■ Recorded data
◇ ◇ ◇ ◇ ◇ ◇ ◇

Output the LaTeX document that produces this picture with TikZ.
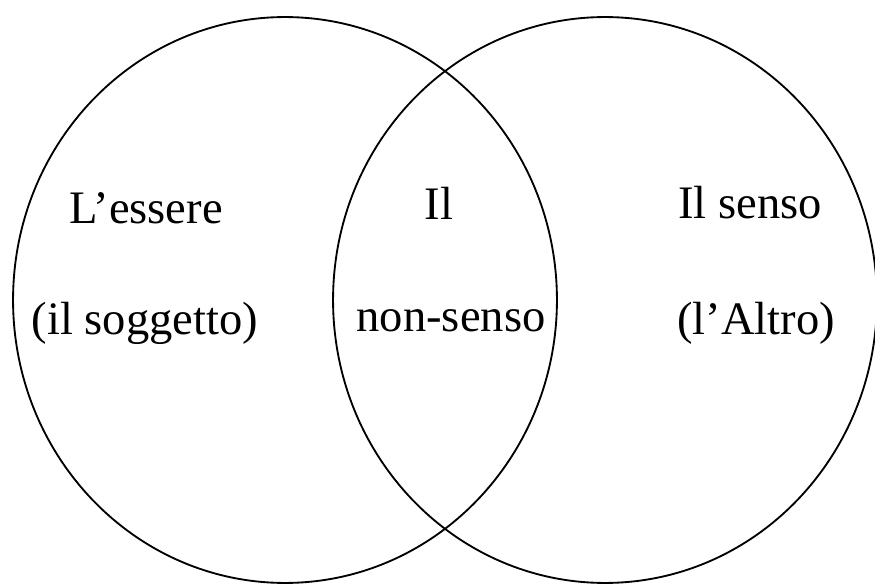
\documentclass[tikz,border=0pt]{standalone}
\usepackage{fontspec}
\setmainfont{Liberation Serif}
\usepackage{tikz}
\usetikzlibrary{shapes.geometric}

\begin{document}
\begin{tikzpicture}[
  x=0.02cm, y=-0.02cm,
  insieme/.style={ellipse, draw, line width=1.05pt, inner sep=0pt, minimum width=10.88cm, minimum height=11.32cm},
  etichetta/.style={anchor=base, inner sep=0pt, font=\fontsize{26.5}{32}\selectfont}
]
\useasboundingbox (0,0) rectangle (875,584);

% i due insiemi
\node[insieme] (essere) at (285,300) {};
\node[insieme] (senso) at (605,300) {};

% parte sinistra
\node[etichetta] (essereA) at (146,223) {L'essere};
\node[etichetta] (essereB) at (145,334) {(il soggetto)};

% intersezione
\node[etichetta] (nonsensoA) at (439,219) {Il};
\node[etichetta] (nonsensoB) at (451,331) {non-senso};

% parte destra
\node[etichetta] (sensoA) at (750,218) {Il senso};
\node[etichetta] (sensoB) at (756,334) {(l'Altro)};
\end{tikzpicture}
\end{document}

◇ ◇ ◇ ◇ ◇ ◇ ◇

■ The request
Take the material above from its first line through the line holding "(senso) at (605,300)" and set it down exactly, without the pictures.

■ Output for this exercise
Output the LaTeX document that produces this picture with TikZ.
\documentclass[tikz,border=0pt]{standalone}
\usepackage{fontspec}
\setmainfont{Liberation Serif}
\usepackage{tikz}
\usetikzlibrary{shapes.geometric}

\begin{document}
\begin{tikzpicture}[
  x=0.02cm, y=-0.02cm,
  insieme/.style={ellipse, draw, line width=1.05pt, inner sep=0pt, minimum width=10.88cm, minimum height=11.32cm},
  etichetta/.style={anchor=base, inner sep=0pt, font=\fontsize{26.5}{32}\selectfont}
]
\useasboundingbox (0,0) rectangle (875,584);

% i due insiemi
\node[insieme] (essere) at (285,300) {};
\node[insieme] (senso) at (605,300) {};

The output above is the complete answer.